Rhetorical Load as Emergent
This is where assemblage theory helps to reframe RLS. Rather than imagining rhetorical work as something parceled out across participants, we might see it as something that emerges from their relations. RLS is often described in terms of how humans and machines “split the effort expended for a given task” (Knowles, 2022, p. 259), but this framing can imply that rhetorical labor exists prior to its distribution.
A rhetorical assemblage perspective suggests otherwise. The “load” itself is not pre-existing; it is produced through interaction. Rebecca does not simply decide what the AI will do. The AI’s outputs are shaped by training data, probabilistic modeling, and interface design. Prompts themselves function rhetorically and, as Ranade et al. (2024) pointed out, “set the context for the conversation”, shaping what counts as relevant output (p. 711). Institutional expectations and genre conventions further constrain what counts as acceptable writing. Rhetorical load, then, is not a fixed quantity. It is a relational effect.
One of the most useful aspects of this reframing is that it helps us attend to moments of friction.
In Rebecca’s case, friction appears when AI-generated text does not align with disciplinary expectations. The language is too general, the claims too broad. This mismatch forces revision. Loops tend to hide this friction by emphasizing flow, but assemblages foreground it. This is especially important pedagogically. Scholars have noted that in-the-loop approaches can sometimes reduce human involvement to a final quality check, “like a human inspector placing a sticker on a machine-made product” (Mason & Dvorak, 2026, p. 264). When that happens, students may engage less with the writing process itself, but moments of friction resist this reduction. They demand engagement. They are not breakdowns—they are sites of rhetorical activity.
Rethinking Agency
This shift also reframes how we understand agency. If we rely on loop models, we tend to ask: Who is doing the work? How much belongs to the human, and how much to the machine? These questions often lead to debates about authorship and control. Assemblage theory lends itself to a different approach. Agency is not something that can be cleanly divided because it is produced through interaction.
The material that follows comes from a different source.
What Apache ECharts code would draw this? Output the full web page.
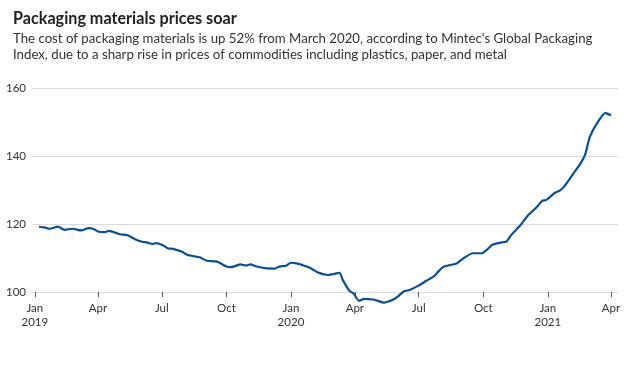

This aligns, in part, with RLS frameworks that position AI collaborative writing along a spectrum between human-authored and synthetic text, rather than as a binary (Knowles, 2024). But assemblage theory pushes further by emphasizing that agency is not just distributed; it is emergent. Rebecca’s capacity to act depends on her relation to tools, knowledge, and constraints. The AI does not possess human-like agency, but it participates in shaping what becomes possible within the writing situation.
Finally, thinking in terms of assemblages allows us to scale up. Rebecca’s writing process is not just an individual workflow. It is nested within larger systems: courses, writing programs, institutional policies, and platform infrastructures. As Mason & Dvorak (2026) noted, workflows are useful, but they can become too “rigid” if they fail to account for how writers adapt, deviate, and reconfigure processes in practice (p. 263). Assemblage thinking accounts for this flexibility.
Not a Closed Loop
What appears as an individual loop is always part of a broader network of relations. None of this is to say that the loop metaphor should be discarded. It remains useful for describing iteration and feedback. But if we stop there, we risk overlooking the complexity of contemporary writing. A rhetorical assemblage framework offers a complementary perspective. It shifts our attention from circulation to configuration, from smooth repetition to dynamic interaction, from shared tasks to emergent effects.
“In-the-loop writing,” then, is not best understood as a closed system of exchange. It is an open, evolving assemblage continually shaped by human and nonhuman actors, by friction and alignment, and by the broader conditions in which writing takes place. And once we see writing this way, the question is no longer just how to stay “in the loop,” but how to understand—and intervene in—the assemblages that make writing possible.
References
DeLanda, M. (2006). A new philosophy of society: Assemblage theory and social complexity. Bloomsbury.
Knowles, A. M. (2022). Human-AI collaborative writing: Sharing the rhetorical task load. Proceedings of the IEEE International Professional Communication Conference (ProComm), Limerick, Ireland, 257-261. https://doi.org/10.1109/ProComm53155.2022.00053
Knowles, A. M. (2024).Machine-in-the-loop writing: Optimizing the rhetorical load. Computers and Composition, 71, Article 102826. https://doi.org/10.1016/j.compcom.2024.102826
Mason, E., & Dvorak, K. (2026). Looping generative AI into writing center consultations. In E. H. Buck & J. Botvin (Eds.), Writing centers and AI: Generating early conversations (pp. 261–270). The WAC Clearinghouse/University Press of Colorado. https://doi.org/10.37514/PER-B.2026.2791
Ranade, N., Saravia, M., & Johri, A. (2025). Using rhetorical strategies to design prompts: A human-in-the-loop approach to make AI useful. AI & Society, 40, 711–732. https://doi.org/10.1007/s00146-024-01905-3
Generative AI Disclosure
Generative AI (GenAI) was used to consider (re)organizational approaches and polish the prose. For polishing, it was explicitly prompted to “Revise this writing for clarity and coherence while maintaining my own voice and style. Check with me for any changes you want to make, identifying exactly where the change(s) may need to be made in the text”.